Result: Amendment defeated by 329 to 64.

Thursday, February 12th.—This was the first Question-day of the new Session, and the House was flattered to see Mr. Lloyd George in his place, despite the counter-claims of the Peace Conference at St. James's Palace. Evidently he means this year to "stick to the shop" more closely, in view, perhaps, of the possible return from Paisley of the old proprietor.

To a Labour Member's complaint that several ex-Generals had been appointed as divisional Food officers, Mr. McCurdy replied that no preference was given to military candidates. But why not? Where will you find more competent judges of alimentary questions than in the higher ranks of His Majesty's Forces?

In attacking the provisions of the Peace Treaty with Germany as "impracticable," Sir Donald Maclean revealed himself as a diligent student of a recent notorious book. Most of his observations—excepting, perhaps, the statement that he had "no sentimental tenderness for the Germans"—were marked with the brand of Keynes, and his assertion that the utmost Germany could pay was two thousand millions came bodily from that eminent statistician. To the same inspiration was possibly due the unhappy suggestion that our chief Ally was pursuing a policy of revenge.
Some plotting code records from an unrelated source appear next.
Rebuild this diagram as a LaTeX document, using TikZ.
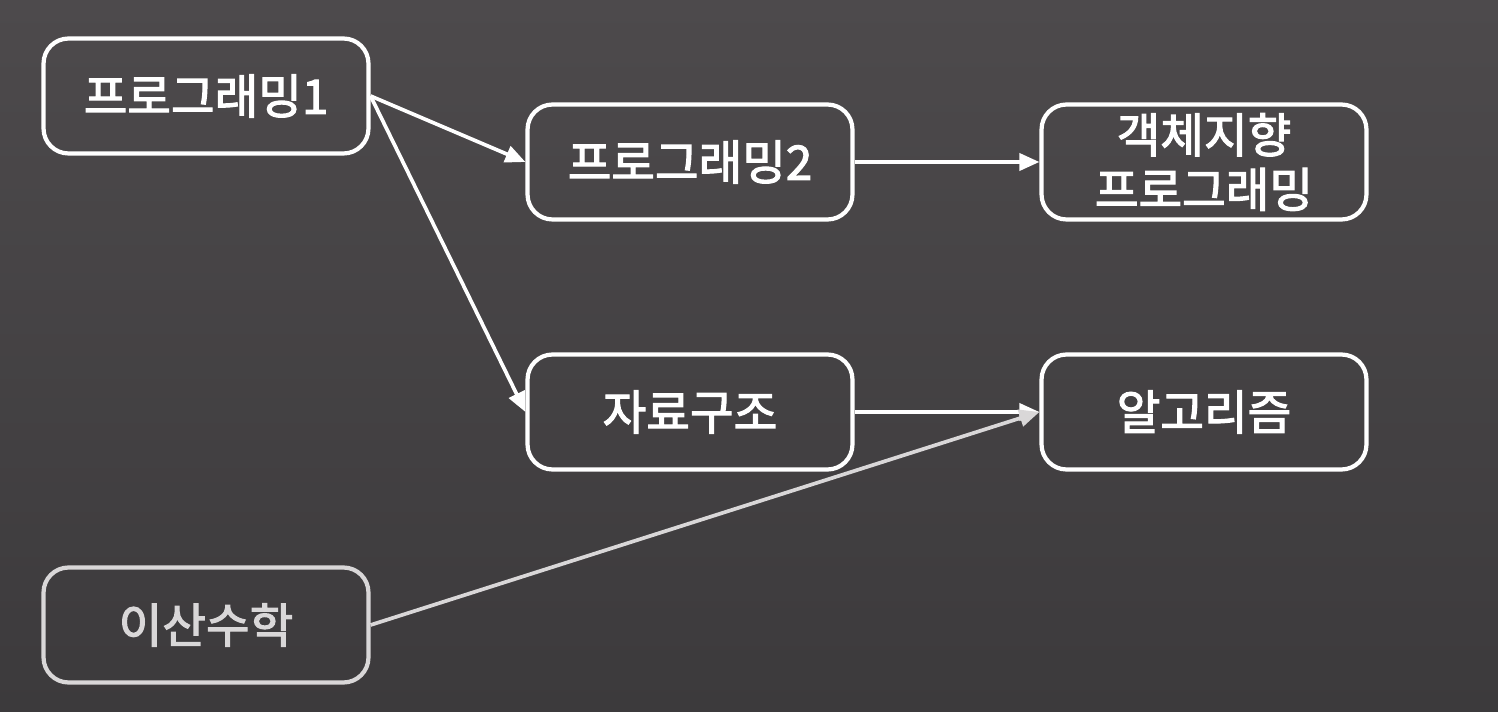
\documentclass[tikz,border=0pt]{standalone}
\usepackage{fontspec}
\newfontfamily\kr{Noto Sans CJK KR}[FakeBold=2.5]
\usetikzlibrary{arrows.meta}
\definecolor{bgtop}{RGB}{77,74,76}
\definecolor{bgbot}{RGB}{60,58,60}
\definecolor{dim}{RGB}{217,215,216}
\begin{document}
\begin{tikzpicture}[x=0.02cm,y=-0.02cm,
    box/.style={draw=white,line width=2.4pt,rounded corners=0.5cm,
      minimum width=6.5cm,minimum height=2.3cm,inner sep=0pt,
      text=white,align=center,font=\kr\fontsize{27}{31}\selectfont},
    link/.style={draw=white,line width=2.1pt,
      -{Triangle[length=0.4cm,width=0.34cm]}}]
  \shade[top color=bgtop,bottom color=bgbot] (0,0) rectangle (1498,712);
  \useasboundingbox (0,0) rectangle (1498,712);
  % courses
  \node[box] (prog1) at (206,96) {프로그래밍1};
  \node[box] (prog2) at (690,162) {프로그래밍2};
  \node[box] (oop) at (1204,162) {객체지향\\프로그래밍};
  \node[box] (ds) at (690,412) {자료구조};
  \node[box] (algo) at (1204,412) {알고리즘};
  \node[box,draw=dim,text=dim] (dmath) at (206,625) {이산수학};
  % prerequisites
  \draw[link] (prog1.east) -- (prog2.west);
  \draw[link] (prog1.east) -- (ds.west);
  \draw[link] (prog2.east) -- (oop.west);
  \draw[link] (ds.east) -- (algo.west);
  \draw[link,draw=dim] (dmath.east) -- (algo.west);
\end{tikzpicture}
\end{document}
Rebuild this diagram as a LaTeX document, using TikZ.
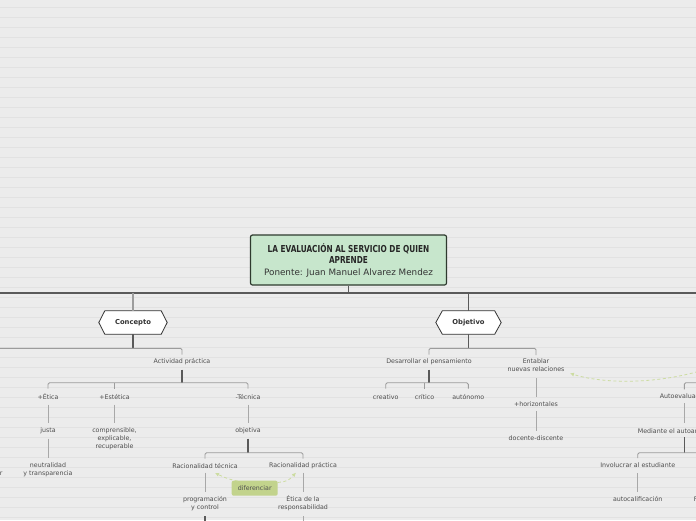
\documentclass[tikz,border=0pt]{standalone}
\usepackage{fontspec}
\setmainfont{DejaVu Sans}
\newfontfamily\titlefont[FakeStretch=0.85]{DejaVu Sans Condensed}
\usetikzlibrary{arrows.meta,calc}
\pgfdeclarelayer{bgl}
\pgfdeclarelayer{back}
\pgfsetlayers{bgl,back,main}
\definecolor{bgc}{HTML}{ECECEC}
\definecolor{bglc}{HTML}{E2E2E2}
\definecolor{txt}{HTML}{4E4E4E}
\definecolor{hext}{HTML}{333333}
\definecolor{trunkc}{HTML}{5A5A5A}
\definecolor{brc}{HTML}{9C9C9C}
\definecolor{clc}{HTML}{A8A8A8}
\definecolor{rootfill}{HTML}{C7E6CC}
\definecolor{rootdraw}{HTML}{2E3A2E}
\definecolor{diffill}{HTML}{C2D38C}
\definecolor{greenl}{HTML}{CCDCA0}
\begin{document}
\begin{tikzpicture}[x=1pt,y=-1pt,
  lbl/.style={font=\fontsize{6.3}{8}\selectfont, text=txt, align=center, inner sep=0pt},
  hexlbl/.style={font=\bfseries\fontsize{6.8}{8}\selectfont, text=hext, inner sep=0pt, minimum height=23pt},
  hexb/.style={fill=white, draw=hext, line width=0.8pt, line join=miter},
  trunk/.style={draw=trunkc, line width=1.1pt},
  rootl/.style={draw=trunkc, line width=1.1pt},
  br/.style={draw=brc, line width=0.9pt, rounded corners=1.5pt},
  cl/.style={draw=clc, line width=0.9pt},
  dashg/.style={draw=greenl, line width=0.8pt, dash pattern=on 3pt off 2.5pt, -{Latex[length=4pt,width=4pt]}}
]
\useasboundingbox (0,0) rectangle (696,520);
\clip (0,0) rectangle (696,520);
\begin{pgfonlayer}{bgl}
\fill[bgc] (0,0) rectangle (696,520);
\foreach \k in {0,...,51} \draw[bglc, line width=0.8pt] (0,{7.5+10*\k}) -- (696,{7.5+10*\k});
\end{pgfonlayer}

% edge coordinates
\coordinate (mbL) at (-2,293);
\coordinate (mbR) at (698,293);
\coordinate (cbar) at (-2,348.3);
\coordinate (abar) at (0,382.7);
\coordinate (obar) at (0,452.7);
\coordinate (bottom) at (0,522);
\coordinate (objbar) at (0,348.3);
\coordinate (dbar) at (0,382.7);
\coordinate (rbar1) at (698,382.7);
\coordinate (mbar) at (698,452.7);
\coordinate (gstart) at (698,371.5);

% root
\node[draw=rootdraw, fill=rootfill, line width=1.2pt, rounded corners=2pt, minimum width=196pt, minimum height=50pt, inner sep=0pt] (root) at (348.5,260) {};
\node[font=\titlefont\bfseries\fontsize{9.6}{10.6}\selectfont, text=black!85, align=center, anchor=base, inner sep=0pt] (title) at (348.5,263.3) {LA EVALUACIÓN AL SERVICIO DE QUIEN\\APRENDE};
\node[font=\fontsize{8.8}{10}\selectfont, text=hext, anchor=base, inner sep=0pt] (sub) at (348.5,275) {Ponente: Juan Manuel Alvarez Mendez};

% hexagons
\node[hexlbl, minimum width=56pt] (concepto) at (133,322.5) {Concepto};
\node[hexlbl, minimum width=52pt] (objetivo) at (468.5,322.5) {Objetivo};
\begin{pgfonlayer}{back}
\filldraw[hexb] ([xshift=-6pt]concepto.west) -- (concepto.north west) -- (concepto.north east) -- ([xshift=6pt]concepto.east) -- (concepto.south east) -- (concepto.south west) -- cycle;
\filldraw[hexb] ([xshift=-6.5pt]objetivo.west) -- (objetivo.north west) -- (objetivo.north east) -- ([xshift=6.5pt]objetivo.east) -- (objetivo.south east) -- (objetivo.south west) -- cycle;
\end{pgfonlayer}

% Concepto side
\node[lbl] (actividad) at (182,361.7) {Actividad práctica};
\node[lbl] (etica) at (48,396.7) {+Ética};
\node[lbl] (estetica) at (114.5,396.7) {+Estética};
\node[lbl] (tecnica) at (248,396.7) {-Técnica};
\node[lbl] (justa) at (48,430.7) {justa};
\node[lbl] (compr) at (114.5,438.7) {comprensible,\\explicable,\\recuperable};
\node[lbl] (objetiva) at (248,430.7) {objetiva};
\node[lbl] (neutral) at (48,470) {neutralidad\\y transparencia};
\node[lbl] (cutr) at (1.2,474) {r};
\node[lbl] (rtec) at (205,465.7) {Racionalidad técnica};
\node[lbl] (rprac) at (303,465.7) {Racionalidad práctica};
\node[lbl] (prog) at (205,503.3) {programación\\y control};
\node[lbl] (resp) at (303,503.3) {Ética de la\\responsabilidad};
\node[lbl, fill=diffill, rounded corners=2pt, minimum width=46pt, minimum height=15pt] (dif) at (254.7,488.2) {diferenciar};

% Objetivo side
\node[lbl] (desarrollar) at (429,361.7) {Desarrollar el pensamiento};
\node[lbl] (entablar) at (536,365.5) {Entablar\\nuevas relaciones};
\node[lbl] (creativo) at (385.7,396.7) {creativo};
\node[lbl] (critico) at (424.5,396.7) {crítico};
\node[lbl] (autonomo) at (468.3,396.7) {autónomo};
\node[lbl] (horiz) at (536,404) {+horizontales};
\node[lbl] (docente) at (536,438.5) {docente-discente};

% right side (cut off)
\node[lbl] (autoeval) at (684.3,396.5) {Autoevaluación};
\node[lbl, anchor=west] (mediante) at (637.7,430.7) {Mediante el autoanálisis};
\node[lbl] (involucrar) at (637.7,465.3) {Involucrar al estudiante};
\node[lbl] (autocal) at (637.7,499.3) {autocalificación};
\node[lbl, anchor=west] (cutf) at (693.6,499.3) {F};

% main bar
\draw[rootl] (root.south) -- (root.south |- mbL);
\draw[rootl] (mbL) -- (mbR);
\draw[draw=brc, line width=1.1pt] (concepto.north |- mbL) -- (concepto.north);
\draw[rootl] (objetivo.north |- mbL) -- (objetivo.north);

% Concepto connectors
\draw[trunk] (concepto.south) -- (concepto.south |- cbar);
\draw[br] (cbar) -| ([yshift=7pt]actividad.center);
\draw[trunk] ([yshift=-8pt]actividad.center) -- (actividad.center |- abar);
\draw[br] ([yshift=8pt]etica.center) |- (tecnica.center |- abar) -- ([yshift=8pt]tecnica.center);
\draw[br] ([yshift=8pt]estetica.center) -- (estetica.center |- abar);
\draw[cl] ([yshift=-8pt]etica.center) -- ([yshift=8pt]justa.center);
\draw[cl] ([yshift=-8pt]justa.center) -- ([yshift=12pt]neutral.center);
\draw[cl] ([yshift=-8pt]estetica.center) -- ([yshift=15.7pt]compr.center);
\draw[cl] ([yshift=-8pt]tecnica.center) -- ([yshift=8pt]objetiva.center);
\draw[trunk] ([yshift=-8pt]objetiva.center) -- (objetiva.center |- obar);
\draw[br] ([yshift=7pt]rtec.center) |- (rprac.center |- obar) -- ([yshift=7pt]rprac.center);
\draw[cl] ([yshift=-7pt]rtec.center) -- ([yshift=11.3pt]prog.center);
\draw[cl] ([yshift=-7pt]rprac.center) -- ([yshift=11.3pt]resp.center);
\draw[trunk] ([yshift=-13pt]prog.center) -- (prog.center |- bottom);
\draw[cl] ([yshift=-13pt]resp.center) -- (resp.center |- bottom);
\draw[dashg] ([xshift=-17pt,yshift=-0.5pt]dif.north) .. controls (228,479) .. ([shift={(10pt,-7.3pt)}]rtec.center);
\draw[dashg] ([yshift=-2pt]dif.north east) .. controls (288,481) .. ([shift={(-7pt,-7pt)}]rprac.center);

% Objetivo connectors
\draw[trunk] (objetivo.south) -- (objetivo.south |- objbar);
\draw[br] ([yshift=7pt]desarrollar.center) |- (entablar.center |- objbar) -- ([yshift=10.5pt]entablar.center);
\draw[trunk] ([yshift=-8pt]desarrollar.center) -- (desarrollar.center |- dbar);
\draw[br] ([yshift=8pt]creativo.center) |- (autonomo.center |- dbar) -- ([yshift=8pt]autonomo.center);
\draw[br] ([yshift=8pt]critico.center) -- (critico.center |- dbar);
\draw[cl] ([yshift=-12.5pt]entablar.center) -- ([yshift=7.3pt]horiz.center);
\draw[cl] ([yshift=-7pt]horiz.center) -- ([yshift=7.5pt]docente.center);

% right connectors
\draw[br] ([yshift=7.2pt]autoeval.center) |- (rbar1);
\draw[cl] ([yshift=-6.5pt]autoeval.center) -- ([yshift=7.7pt]autoeval.center |- mediante.center);
\draw[trunk] ([yshift=-6.3pt]autoeval.center |- mediante.center) -- (autoeval.center |- mbar);
\draw[br] ([yshift=7.3pt]involucrar.center) |- (mbar);
\draw[cl] ([yshift=-8pt]involucrar.center) -- ([yshift=7.6pt]autocal.center);
\draw[dashg] (gstart) .. controls (650,385) and (600,383) .. ([shift={(34pt,-7.8pt)}]entablar.center);
\end{tikzpicture}
\end{document}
For this he was promptly pulled up by Lord Robert Cecil, who warned him not to judge the policy of France by the utterances of certain French newspapers. Lord Robert had, however, his own quarrel with the Government, who, according to his account, had done nothing to set Central Europe on its legs again, except to send it a certain amount of food—not, one would would have thought, an altogether bad preliminary.

It was a pity that Mr. Balfour had not a stronger indictment to answer, for he was dialectically at his best. After complimenting the Opposition leader on his "charming tones and anodyne temper" he proceeded to take up his challenge—"if I may call it a challenge." If Germany was in doubt as to the amount she might be called upon to pay, she had her remedy, for the Peace Treaty especially provided that she might offer a "lump sum." The list of war-criminals was long, no doubt, but we had limited our own demands to those who were guilty of gratuitous brutality. As for the condition of Central Europe, that was not the fault of the Peace Treaty, it was the fault of the War, and this country had done all it reasonably could to remedy it.

The Opposition insisted on taking a division, and were beaten by 254 to 60. So far the "doomed Coalition" seems to be doing rather well.